By the time you get to 70cms the sky noise is MUCH less of an issue and high efficiency low noise temperature designs (sometimes with masthead HEMTs or such) make a real difference on receive.

In both cases for transmit you want to put as much power in the direction of interest as you can.

73 Dan.
T3sl4co1l:
Two factors: asymmetry and noise.

In a great many applications, there is one common transmitter, serving many small receivers.  The receivers must be compact and cheap.  The transmitter must be static, and usually high powered in order to cover a commercially viable area with sufficient power to overcome background noise.

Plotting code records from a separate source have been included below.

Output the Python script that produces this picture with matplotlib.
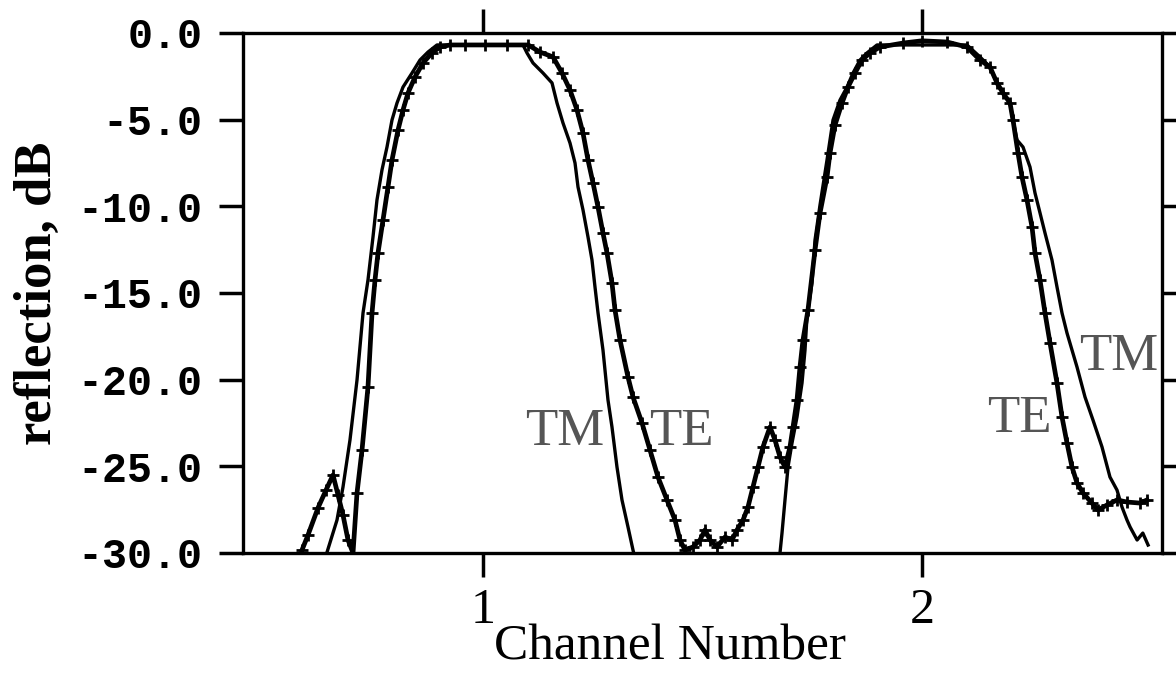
import matplotlib
matplotlib.use("Agg")
import matplotlib.pyplot as plt
from matplotlib.ticker import FormatStrFormatter

# TM polarisation (thin line)
tm_x = [0.638, 0.6674, 0.6811, 0.6970, 0.7130, 0.7267, 0.7380, 0.7494, 0.7585, 0.7699,
        0.7813, 0.7927, 0.8041, 0.8178, 0.8383, 0.8565, 0.8747, 0.8952, 0.95, 1.0, 1.05,
        1.0911, 1.1002, 1.1139, 1.1367, 1.1572, 1.1686, 1.1822, 1.1982, 1.2096, 1.2164,
        1.2278, 1.2392, 1.2483, 1.2551, 1.2620, 1.2733, 1.2847, 1.2938, 1.3052, 1.3166,
        1.3303, 1.3417, 1.358, 1.665, 1.6765, 1.6811, 1.6879, 1.6948, 1.7039, 1.7153,
        1.7267, 1.7335, 1.7380, 1.7494, 1.7563, 1.7677, 1.7836, 1.7973, 1.8132, 1.8292,
        1.8428, 1.8588, 1.8747, 1.8975, 1.95, 2.0, 2.05, 2.1025, 2.1321, 2.1549, 2.1708,
        2.1845, 2.2005, 2.2073, 2.2164, 2.2301, 2.2460, 2.2574, 2.2688, 2.2802, 2.2961,
        2.3075, 2.3189, 2.3303, 2.3531, 2.3713, 2.3895, 2.4100, 2.4282, 2.4442, 2.4556,
        2.4670, 2.474, 2.490, 2.503, 2.515]
tm_db = [-30.5, -28.10, -26.19, -23.48, -20.02, -16.15, -14.25, -11.77, -9.63, -7.90,
         -6.58, -5.02, -4.04, -3.12, -2.31, -1.56, -1.10, -0.69, -0.69, -0.69, -0.69,
         -0.69, -1.15, -1.73, -2.31, -2.88, -4.04, -5.19, -6.35, -7.50, -8.88,
         -10.21, -11.77, -13.10, -14.65, -16.15, -18.29, -21.17, -22.73, -25.04, -26.94,
         -28.50, -29.83, -31.6, -32.0, -30.0, -28.85, -26.94, -25.04, -23.65, -22.15,
         -20.19, -18.29, -16.38, -14.42, -11.94, -9.92, -7.33, -5.02, -3.87, -3.12,
         -2.31, -1.56, -1.15, -0.69, -0.69, -0.69, -0.69, -0.69, -1.38, -1.96, -2.88,
         -3.46, -4.04, -5.02, -6.17, -6.58, -7.73, -9.23, -10.38, -11.54, -13.10,
         -14.65, -16.15, -17.31, -19.27, -21.00, -22.33, -23.88, -25.62, -26.37, -27.35,
         -28.10, -28.50, -29.25, -28.85, -29.54]

# TE polarisation (heavy line with markers)
te_x = [0.5877, 0.6014, 0.6241, 0.6424, 0.6583, 0.6697, 0.6811, 0.6925, 0.7039, 0.7130,
        0.7244, 0.7380, 0.7472, 0.7540, 0.7608, 0.7722, 0.7836, 0.7927, 0.8064, 0.8178,
        0.8292, 0.8451, 0.8633, 0.8838, 0.9021, 0.925, 0.959, 1.005, 1.055, 1.103,
        1.1298, 1.1595, 1.1800, 1.1982, 1.2141, 1.2278, 1.2392, 1.2506, 1.2620, 1.2733,
        1.2825, 1.2938, 1.3007, 1.3121, 1.3303, 1.3417, 1.3622, 1.3804, 1.3986, 1.4191,
        1.4374, 1.4487, 1.4601, 1.4784, 1.4943, 1.5057, 1.5171, 1.5330, 1.5513, 1.5672,
        1.5786, 1.5923, 1.6036, 1.6150, 1.6264, 1.6378, 1.6538, 1.6651, 1.6765, 1.6879,
        1.6993, 1.7062, 1.7153, 1.7221, 1.7289, 1.7403, 1.7563, 1.7677, 1.7836, 1.7904,
        1.8018, 1.8178, 1.8314, 1.8474, 1.8633, 1.8815, 1.9043, 1.9567, 2.0, 2.0569,
        2.1025, 2.1321, 2.1549, 2.1708, 2.1845, 2.2005, 2.2073, 2.2187, 2.2278, 2.2392,
        2.2506, 2.2574, 2.2688, 2.2802, 2.2916, 2.3075, 2.3189, 2.3303, 2.3417, 2.3531,
        2.3667, 2.3872, 2.4009, 2.4214, 2.4442, 2.4670, 2.4966, 2.5125]
te_db = [-29.83, -28.96, -27.40, -26.37, -25.50, -26.65, -27.81, -29.25, -30.0, -26.54,
         -24.06, -20.42, -16.15, -14.25, -12.69, -10.79, -8.88, -7.33, -5.60, -4.44,
         -3.46, -2.54, -1.73, -1.15, -0.81, -0.69, -0.69, -0.69, -0.69, -0.69,
         -1.10, -1.38, -2.31, -3.29, -4.44, -5.77, -7.33, -8.65, -10.04, -11.54,
         -12.69, -14.42, -15.98, -17.71, -19.85, -21.00, -22.50, -24.06, -25.62, -26.94,
         -28.10, -29.25, -29.83, -29.65, -29.25, -28.67, -29.25, -29.65, -29.08, -29.25,
         -28.67, -28.10, -27.35, -26.19, -25.04, -23.88, -22.73, -23.48, -24.46, -25.04,
         -23.88, -22.73, -21.17, -19.27, -17.71, -15.98, -12.52, -10.38, -8.31, -6.92,
         -5.31, -4.04, -3.12, -2.31, -1.56, -1.15, -0.81, -0.58, -0.45, -0.52,
         -0.81, -1.56, -1.96, -2.88, -3.46, -4.04, -5.02, -6.92, -8.31, -9.63,
         -11.19, -12.69, -14.25, -16.15, -17.88, -20.19, -22.15, -23.65, -25.04, -25.96,
         -26.54, -27.12, -27.52, -27.23, -26.94, -27.06, -27.12, -26.94]

x_ticks = [1, 2]
y_ticks = [0, -5, -10, -15, -20, -25, -30]

plt.rcParams["axes.unicode_minus"] = False

fig = plt.figure(figsize=(11.76, 6.74), dpi=100)
ax = fig.add_axes([243 / 1176, 1 - 553 / 674, 919 / 1176, 520 / 674])

ax.plot(tm_x, tm_db, color="black", lw=2.4)
ax.plot(te_x, te_db, color="black", lw=3.4, marker="+", ms=8, mew=2.0)

ax.set_xlim(0.4533, 2.5467)
ax.set_ylim(-30, 0)

ax.set_xticks(x_ticks)
ax.set_yticks(y_ticks)
ax.yaxis.set_major_formatter(FormatStrFormatter("%.1f"))
ax.tick_params(direction="out", length=17, width=2.5, top=True, right=True,
               labeltop=False, labelright=False)
ax.tick_params(axis="y", pad=12)
ax.tick_params(axis="x", pad=8)
for lab in ax.get_yticklabels():
    lab.set_fontfamily("Liberation Mono")
    lab.set_fontweight("bold")
    lab.set_fontsize(30)
for lab in ax.get_xticklabels():
    lab.set_fontfamily("Liberation Serif")
    lab.set_fontsize(36)
for sp in ax.spines.values():
    sp.set_linewidth(2.4)

ax.set_xlabel("Channel Number", fontfamily="Liberation Serif", fontsize=37)
ax.xaxis.set_label_coords(0.465, -0.204, transform=ax.transAxes)
ax.xaxis.label.set_va("baseline")
ax.set_ylabel("reflection, dB", fontfamily="Liberation Serif", fontweight="bold", fontsize=38)
ax.yaxis.set_label_coords(-0.197, 0.5, transform=ax.transAxes)

# polarisation labels
lab_kw = dict(fontfamily="Liberation Serif", fontsize=38, color="#555555", ha="center", va="baseline")
ax.text(1.187, -23.77, "TM", **lab_kw)
ax.text(1.451, -23.77, "TE", **lab_kw)
ax.text(2.221, -23.02, "TE", **lab_kw)
ax.text(2.449, -19.44, "TM", **lab_kw)

fig.savefig("out.png", dpi=100)
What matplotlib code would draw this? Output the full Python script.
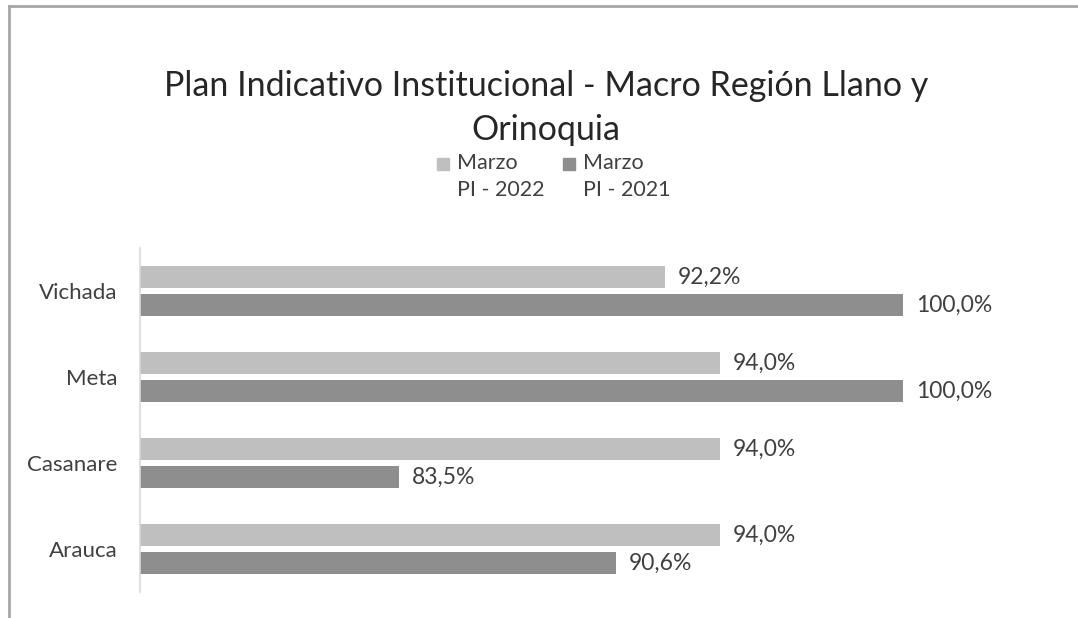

Electrically small antennas have low radiation resistance: on the one hand, the received signal is very weak; on the other, the noise due to the antenna's own resistance is small, so the signal you do receive, though weak, is still largely received signals, and atmospheric and ambient noise.  Low noise amplifiers aren't terribly hard to make (a few modestly sized JFETs will do fine for AM/FM BCB purposes, or fancier kinds in the GHz), so again the detected signal is largely from the airwaves rather than antenna and front-end noise.

There are also some special cases that kind of flip this around, but not in such a way that symmetry results.  Take deep space probes for instance: by necessity, they are equipped with a fair sized (low ~meters) antenna, and not very much power (tens of watts).  The ground station, on the other hand, is made up of a worldwide network of massive radiotelescopes (10s of meters or more), synchronized so that gain by synthetic aperture is possible.  (Hmm, honestly I don't know if they go quite that far for the DSN; it's possible, as it's done regularly for VLB astronomy.)  Bidirectional communication is necessary, often with greater bandwidth requirements transmitting from the probe (since it's the thing collecting data; I don't know how large the uplink payloads usually are, say for command or software updates if applicable, but I've got to imagine they just aren't as much overall?).  But as it's rather impractical to fly a 25m+ antenna to space, of course this is the compromise made.  Not that it's much of a compromise, anyway: on the physical level, antennas are necessarily symmetrical, no matter who's transmitting or receiving, and the total link gain is the product of both antenna gains, period.